__Brief__
From the listing below, restate word for word the lines from the line containing "Give me the" down through the line containing "from matplotlib.ticker import". Exclude pictures.
== Dataset content ==
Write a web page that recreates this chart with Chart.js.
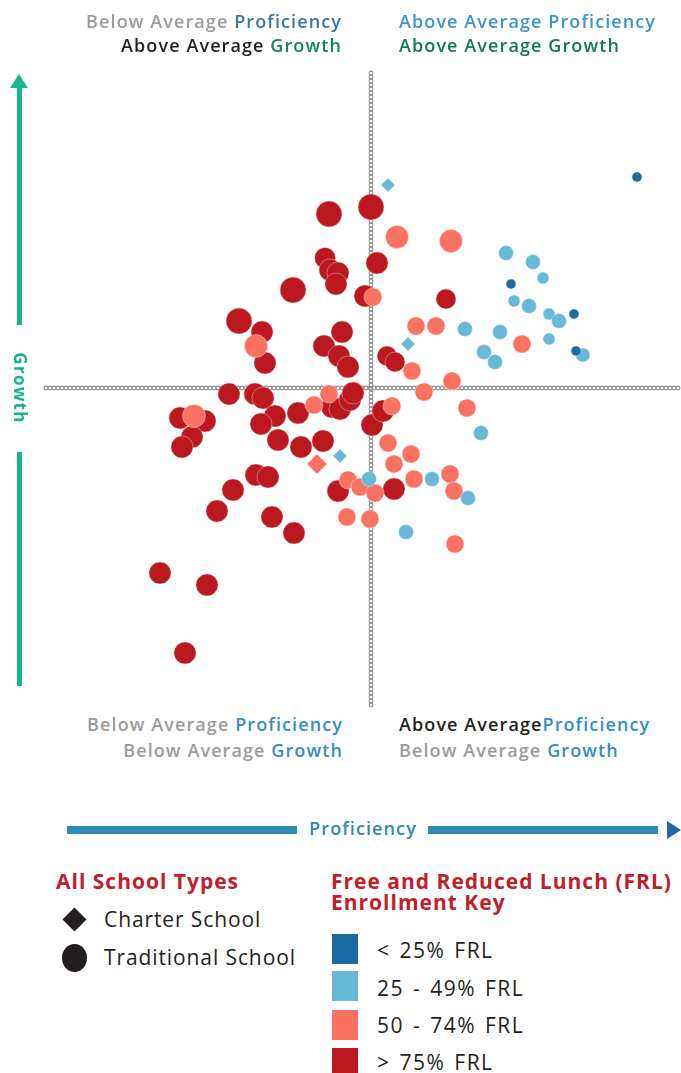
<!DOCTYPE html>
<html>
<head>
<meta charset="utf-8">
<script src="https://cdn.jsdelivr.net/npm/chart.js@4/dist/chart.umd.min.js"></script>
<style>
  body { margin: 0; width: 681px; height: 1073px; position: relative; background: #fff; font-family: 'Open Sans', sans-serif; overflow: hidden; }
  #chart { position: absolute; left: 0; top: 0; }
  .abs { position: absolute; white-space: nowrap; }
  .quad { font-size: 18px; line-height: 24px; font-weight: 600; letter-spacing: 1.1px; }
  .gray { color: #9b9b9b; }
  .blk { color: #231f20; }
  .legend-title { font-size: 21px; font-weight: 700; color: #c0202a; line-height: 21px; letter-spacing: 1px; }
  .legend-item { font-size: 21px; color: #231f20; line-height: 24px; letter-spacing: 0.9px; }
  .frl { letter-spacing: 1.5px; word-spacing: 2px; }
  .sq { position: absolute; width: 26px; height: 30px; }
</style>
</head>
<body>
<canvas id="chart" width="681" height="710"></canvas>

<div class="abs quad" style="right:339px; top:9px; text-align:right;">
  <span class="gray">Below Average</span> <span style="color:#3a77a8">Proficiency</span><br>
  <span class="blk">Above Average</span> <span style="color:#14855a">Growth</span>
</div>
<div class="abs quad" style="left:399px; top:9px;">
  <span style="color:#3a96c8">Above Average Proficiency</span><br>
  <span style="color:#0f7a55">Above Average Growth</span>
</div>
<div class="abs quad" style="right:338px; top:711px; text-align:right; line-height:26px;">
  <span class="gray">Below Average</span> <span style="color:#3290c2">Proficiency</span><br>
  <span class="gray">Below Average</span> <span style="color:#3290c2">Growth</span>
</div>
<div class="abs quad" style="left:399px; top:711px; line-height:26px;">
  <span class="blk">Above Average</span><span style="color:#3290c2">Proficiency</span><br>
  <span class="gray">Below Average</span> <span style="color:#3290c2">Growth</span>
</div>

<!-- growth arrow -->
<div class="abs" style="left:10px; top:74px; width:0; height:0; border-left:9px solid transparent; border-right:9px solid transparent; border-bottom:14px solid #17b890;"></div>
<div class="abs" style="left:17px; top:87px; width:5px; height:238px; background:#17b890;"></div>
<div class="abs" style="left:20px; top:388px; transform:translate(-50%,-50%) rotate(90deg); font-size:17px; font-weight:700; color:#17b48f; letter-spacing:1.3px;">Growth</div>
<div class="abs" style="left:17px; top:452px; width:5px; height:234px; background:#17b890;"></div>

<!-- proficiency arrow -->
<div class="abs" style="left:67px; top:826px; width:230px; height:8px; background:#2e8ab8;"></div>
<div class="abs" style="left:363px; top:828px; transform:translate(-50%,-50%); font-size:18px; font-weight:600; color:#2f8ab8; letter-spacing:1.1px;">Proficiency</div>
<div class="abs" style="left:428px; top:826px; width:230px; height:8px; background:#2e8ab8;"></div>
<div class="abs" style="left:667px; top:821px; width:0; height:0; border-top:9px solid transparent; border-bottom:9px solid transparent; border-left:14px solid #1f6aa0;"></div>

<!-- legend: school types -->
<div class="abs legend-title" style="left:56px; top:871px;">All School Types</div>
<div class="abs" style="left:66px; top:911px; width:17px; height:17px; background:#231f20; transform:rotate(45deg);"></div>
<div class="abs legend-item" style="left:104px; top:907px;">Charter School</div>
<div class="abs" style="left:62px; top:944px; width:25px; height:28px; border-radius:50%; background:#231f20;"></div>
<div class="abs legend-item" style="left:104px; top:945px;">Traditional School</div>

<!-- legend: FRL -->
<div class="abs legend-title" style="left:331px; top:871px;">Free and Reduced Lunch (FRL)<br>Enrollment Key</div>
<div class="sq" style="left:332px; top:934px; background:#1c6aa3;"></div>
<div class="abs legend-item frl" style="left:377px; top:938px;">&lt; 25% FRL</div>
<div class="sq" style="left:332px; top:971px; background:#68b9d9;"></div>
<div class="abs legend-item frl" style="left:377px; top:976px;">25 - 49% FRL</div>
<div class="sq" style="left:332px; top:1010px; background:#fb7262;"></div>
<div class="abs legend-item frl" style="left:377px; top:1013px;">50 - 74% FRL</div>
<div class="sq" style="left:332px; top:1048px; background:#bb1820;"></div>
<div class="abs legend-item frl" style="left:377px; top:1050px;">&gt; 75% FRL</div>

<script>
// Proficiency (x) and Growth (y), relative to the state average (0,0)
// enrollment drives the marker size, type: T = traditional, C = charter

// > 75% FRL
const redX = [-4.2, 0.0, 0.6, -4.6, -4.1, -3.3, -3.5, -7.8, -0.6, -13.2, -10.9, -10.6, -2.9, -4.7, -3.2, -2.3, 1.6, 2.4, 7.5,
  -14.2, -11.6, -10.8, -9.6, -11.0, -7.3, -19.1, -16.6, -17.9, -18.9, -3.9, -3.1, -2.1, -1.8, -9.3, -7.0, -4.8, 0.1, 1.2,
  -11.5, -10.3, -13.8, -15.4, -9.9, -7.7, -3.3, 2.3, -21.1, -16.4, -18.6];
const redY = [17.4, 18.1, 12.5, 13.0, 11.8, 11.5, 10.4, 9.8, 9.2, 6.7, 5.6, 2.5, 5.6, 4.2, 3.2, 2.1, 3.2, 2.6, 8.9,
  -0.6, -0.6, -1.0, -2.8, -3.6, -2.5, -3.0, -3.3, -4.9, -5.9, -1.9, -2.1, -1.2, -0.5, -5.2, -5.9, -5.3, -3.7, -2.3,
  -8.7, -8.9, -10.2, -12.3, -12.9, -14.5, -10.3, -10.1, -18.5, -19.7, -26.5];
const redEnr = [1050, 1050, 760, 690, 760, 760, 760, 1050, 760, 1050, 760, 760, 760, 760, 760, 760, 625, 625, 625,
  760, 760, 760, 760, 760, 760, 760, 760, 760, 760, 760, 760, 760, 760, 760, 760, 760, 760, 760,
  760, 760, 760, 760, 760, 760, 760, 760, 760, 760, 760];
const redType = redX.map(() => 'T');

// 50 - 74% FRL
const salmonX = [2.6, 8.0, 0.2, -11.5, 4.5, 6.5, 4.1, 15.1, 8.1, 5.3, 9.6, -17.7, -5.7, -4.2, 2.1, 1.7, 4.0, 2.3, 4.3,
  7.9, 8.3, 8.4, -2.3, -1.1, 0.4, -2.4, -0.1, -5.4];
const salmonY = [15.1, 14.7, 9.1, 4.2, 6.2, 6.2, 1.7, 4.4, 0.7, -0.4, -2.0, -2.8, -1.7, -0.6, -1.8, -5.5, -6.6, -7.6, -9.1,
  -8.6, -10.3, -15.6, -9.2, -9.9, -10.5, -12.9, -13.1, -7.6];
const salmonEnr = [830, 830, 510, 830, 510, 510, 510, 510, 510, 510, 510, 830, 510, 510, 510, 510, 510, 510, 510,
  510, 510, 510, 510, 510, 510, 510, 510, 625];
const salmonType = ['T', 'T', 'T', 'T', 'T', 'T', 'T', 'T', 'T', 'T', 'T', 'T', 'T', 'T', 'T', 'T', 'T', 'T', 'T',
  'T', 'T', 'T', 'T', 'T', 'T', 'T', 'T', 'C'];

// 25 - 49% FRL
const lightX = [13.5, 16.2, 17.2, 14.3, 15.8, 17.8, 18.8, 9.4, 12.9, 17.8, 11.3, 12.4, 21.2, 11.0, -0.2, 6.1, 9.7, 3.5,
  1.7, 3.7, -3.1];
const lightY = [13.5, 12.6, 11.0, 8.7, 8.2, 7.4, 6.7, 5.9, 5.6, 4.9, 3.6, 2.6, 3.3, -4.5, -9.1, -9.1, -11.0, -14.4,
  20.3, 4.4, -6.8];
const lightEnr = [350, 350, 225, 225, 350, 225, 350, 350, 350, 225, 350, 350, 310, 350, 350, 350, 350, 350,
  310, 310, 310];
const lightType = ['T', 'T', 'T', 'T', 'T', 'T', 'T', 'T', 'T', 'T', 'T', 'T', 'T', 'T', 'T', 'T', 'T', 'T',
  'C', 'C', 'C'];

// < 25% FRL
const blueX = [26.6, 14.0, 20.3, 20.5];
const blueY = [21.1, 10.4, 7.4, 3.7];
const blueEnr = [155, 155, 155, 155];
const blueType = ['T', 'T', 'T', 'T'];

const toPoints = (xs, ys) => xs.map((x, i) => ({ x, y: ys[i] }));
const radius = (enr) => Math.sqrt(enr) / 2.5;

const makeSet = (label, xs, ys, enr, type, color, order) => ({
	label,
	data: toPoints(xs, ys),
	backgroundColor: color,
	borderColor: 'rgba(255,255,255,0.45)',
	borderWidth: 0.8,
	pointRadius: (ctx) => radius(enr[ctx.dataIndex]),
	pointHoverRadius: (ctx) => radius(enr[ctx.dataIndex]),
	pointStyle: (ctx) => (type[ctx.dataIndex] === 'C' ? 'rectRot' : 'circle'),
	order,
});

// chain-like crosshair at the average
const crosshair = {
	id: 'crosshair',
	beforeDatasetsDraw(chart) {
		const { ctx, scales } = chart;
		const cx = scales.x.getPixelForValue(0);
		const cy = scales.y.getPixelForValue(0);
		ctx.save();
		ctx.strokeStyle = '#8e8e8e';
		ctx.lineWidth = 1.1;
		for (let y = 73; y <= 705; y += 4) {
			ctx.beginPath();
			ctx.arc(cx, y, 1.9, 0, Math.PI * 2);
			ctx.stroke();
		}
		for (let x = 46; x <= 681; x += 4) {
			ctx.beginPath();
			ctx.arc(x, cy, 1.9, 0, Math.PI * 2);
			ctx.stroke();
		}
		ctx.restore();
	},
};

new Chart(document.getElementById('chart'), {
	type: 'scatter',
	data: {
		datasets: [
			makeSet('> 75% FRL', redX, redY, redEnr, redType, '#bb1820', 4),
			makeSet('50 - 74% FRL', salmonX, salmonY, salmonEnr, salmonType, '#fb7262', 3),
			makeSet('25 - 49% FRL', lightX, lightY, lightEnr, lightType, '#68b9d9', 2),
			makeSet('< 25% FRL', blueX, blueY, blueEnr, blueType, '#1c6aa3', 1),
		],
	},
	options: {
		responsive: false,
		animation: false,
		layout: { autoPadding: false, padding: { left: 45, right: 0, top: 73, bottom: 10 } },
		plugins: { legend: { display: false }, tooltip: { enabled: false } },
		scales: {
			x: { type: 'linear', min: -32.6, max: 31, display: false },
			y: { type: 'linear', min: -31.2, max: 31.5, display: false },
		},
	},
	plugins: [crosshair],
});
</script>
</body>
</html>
===
== Dataset content ==
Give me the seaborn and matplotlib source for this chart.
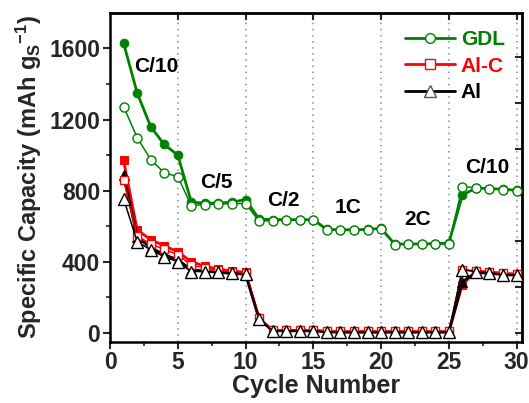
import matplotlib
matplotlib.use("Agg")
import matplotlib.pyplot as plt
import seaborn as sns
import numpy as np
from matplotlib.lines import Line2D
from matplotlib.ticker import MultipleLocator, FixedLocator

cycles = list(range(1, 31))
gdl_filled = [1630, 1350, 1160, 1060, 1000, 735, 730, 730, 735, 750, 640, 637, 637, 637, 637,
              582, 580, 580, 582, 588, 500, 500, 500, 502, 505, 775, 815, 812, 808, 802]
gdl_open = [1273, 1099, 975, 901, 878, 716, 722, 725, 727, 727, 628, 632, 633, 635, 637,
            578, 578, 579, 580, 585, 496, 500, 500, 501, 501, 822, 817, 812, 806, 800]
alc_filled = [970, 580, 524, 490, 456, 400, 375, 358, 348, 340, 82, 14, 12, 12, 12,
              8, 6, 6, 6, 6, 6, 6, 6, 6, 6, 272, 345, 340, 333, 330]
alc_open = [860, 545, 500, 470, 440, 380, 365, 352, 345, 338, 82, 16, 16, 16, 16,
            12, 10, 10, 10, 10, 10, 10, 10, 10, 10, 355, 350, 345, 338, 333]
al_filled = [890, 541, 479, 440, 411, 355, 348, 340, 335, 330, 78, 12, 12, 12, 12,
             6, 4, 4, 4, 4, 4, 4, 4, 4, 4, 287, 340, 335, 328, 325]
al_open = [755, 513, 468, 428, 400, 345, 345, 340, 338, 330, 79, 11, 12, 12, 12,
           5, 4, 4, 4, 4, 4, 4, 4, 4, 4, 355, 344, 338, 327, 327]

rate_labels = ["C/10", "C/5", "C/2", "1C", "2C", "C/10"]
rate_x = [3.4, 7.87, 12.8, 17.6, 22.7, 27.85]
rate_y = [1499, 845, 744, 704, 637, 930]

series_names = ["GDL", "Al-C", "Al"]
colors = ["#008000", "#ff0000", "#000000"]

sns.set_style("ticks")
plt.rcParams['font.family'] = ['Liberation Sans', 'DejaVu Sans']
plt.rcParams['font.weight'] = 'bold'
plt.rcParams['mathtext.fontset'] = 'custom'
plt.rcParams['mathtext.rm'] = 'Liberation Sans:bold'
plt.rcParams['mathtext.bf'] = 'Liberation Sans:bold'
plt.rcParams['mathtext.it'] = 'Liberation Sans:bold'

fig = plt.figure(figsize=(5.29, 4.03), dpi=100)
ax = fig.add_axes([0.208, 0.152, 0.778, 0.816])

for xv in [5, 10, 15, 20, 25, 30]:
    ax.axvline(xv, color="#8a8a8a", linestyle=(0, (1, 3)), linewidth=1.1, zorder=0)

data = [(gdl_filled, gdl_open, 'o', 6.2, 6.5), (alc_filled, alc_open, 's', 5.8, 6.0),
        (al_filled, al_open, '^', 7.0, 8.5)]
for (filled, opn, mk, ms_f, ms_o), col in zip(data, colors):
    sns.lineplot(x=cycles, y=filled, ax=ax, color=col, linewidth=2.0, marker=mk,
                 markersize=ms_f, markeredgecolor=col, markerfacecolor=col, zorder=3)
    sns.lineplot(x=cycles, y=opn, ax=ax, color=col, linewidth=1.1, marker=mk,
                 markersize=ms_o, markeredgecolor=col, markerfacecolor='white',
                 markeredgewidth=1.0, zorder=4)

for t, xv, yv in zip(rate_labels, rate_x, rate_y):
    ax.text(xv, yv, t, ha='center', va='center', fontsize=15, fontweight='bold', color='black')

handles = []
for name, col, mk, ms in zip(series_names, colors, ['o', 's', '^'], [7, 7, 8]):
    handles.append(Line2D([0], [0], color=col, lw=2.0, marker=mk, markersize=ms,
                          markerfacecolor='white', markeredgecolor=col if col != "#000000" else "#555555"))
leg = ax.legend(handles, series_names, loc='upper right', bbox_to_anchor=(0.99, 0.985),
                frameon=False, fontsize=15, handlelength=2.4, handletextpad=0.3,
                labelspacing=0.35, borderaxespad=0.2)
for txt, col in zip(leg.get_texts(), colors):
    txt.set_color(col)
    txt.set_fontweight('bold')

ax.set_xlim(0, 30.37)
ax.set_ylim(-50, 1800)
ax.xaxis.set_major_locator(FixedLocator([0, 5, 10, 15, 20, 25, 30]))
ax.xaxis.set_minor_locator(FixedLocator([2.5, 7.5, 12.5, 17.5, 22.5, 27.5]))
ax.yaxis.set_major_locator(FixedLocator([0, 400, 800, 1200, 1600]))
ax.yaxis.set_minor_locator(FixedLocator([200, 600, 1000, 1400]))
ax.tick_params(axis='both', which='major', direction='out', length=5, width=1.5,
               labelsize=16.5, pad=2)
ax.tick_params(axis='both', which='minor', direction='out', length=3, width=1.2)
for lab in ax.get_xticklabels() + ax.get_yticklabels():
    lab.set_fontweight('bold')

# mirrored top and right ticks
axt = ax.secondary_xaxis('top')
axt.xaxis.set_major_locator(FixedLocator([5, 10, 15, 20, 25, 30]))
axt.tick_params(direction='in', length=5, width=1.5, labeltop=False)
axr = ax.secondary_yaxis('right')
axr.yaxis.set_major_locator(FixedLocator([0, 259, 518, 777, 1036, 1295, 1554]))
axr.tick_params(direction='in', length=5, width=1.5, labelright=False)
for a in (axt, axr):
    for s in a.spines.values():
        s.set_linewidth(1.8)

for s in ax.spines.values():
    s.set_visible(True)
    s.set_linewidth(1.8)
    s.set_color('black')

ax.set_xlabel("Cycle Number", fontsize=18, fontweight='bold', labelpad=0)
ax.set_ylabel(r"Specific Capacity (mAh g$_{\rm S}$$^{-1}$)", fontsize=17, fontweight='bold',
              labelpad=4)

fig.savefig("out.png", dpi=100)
===
__Result__
Give me the seaborn and matplotlib source for this chart.
import matplotlib
matplotlib.use("Agg")
import matplotlib.pyplot as plt
import seaborn as sns
import numpy as np
from matplotlib.lines import Line2D
from matplotlib.ticker import MultipleLocator, FixedLocator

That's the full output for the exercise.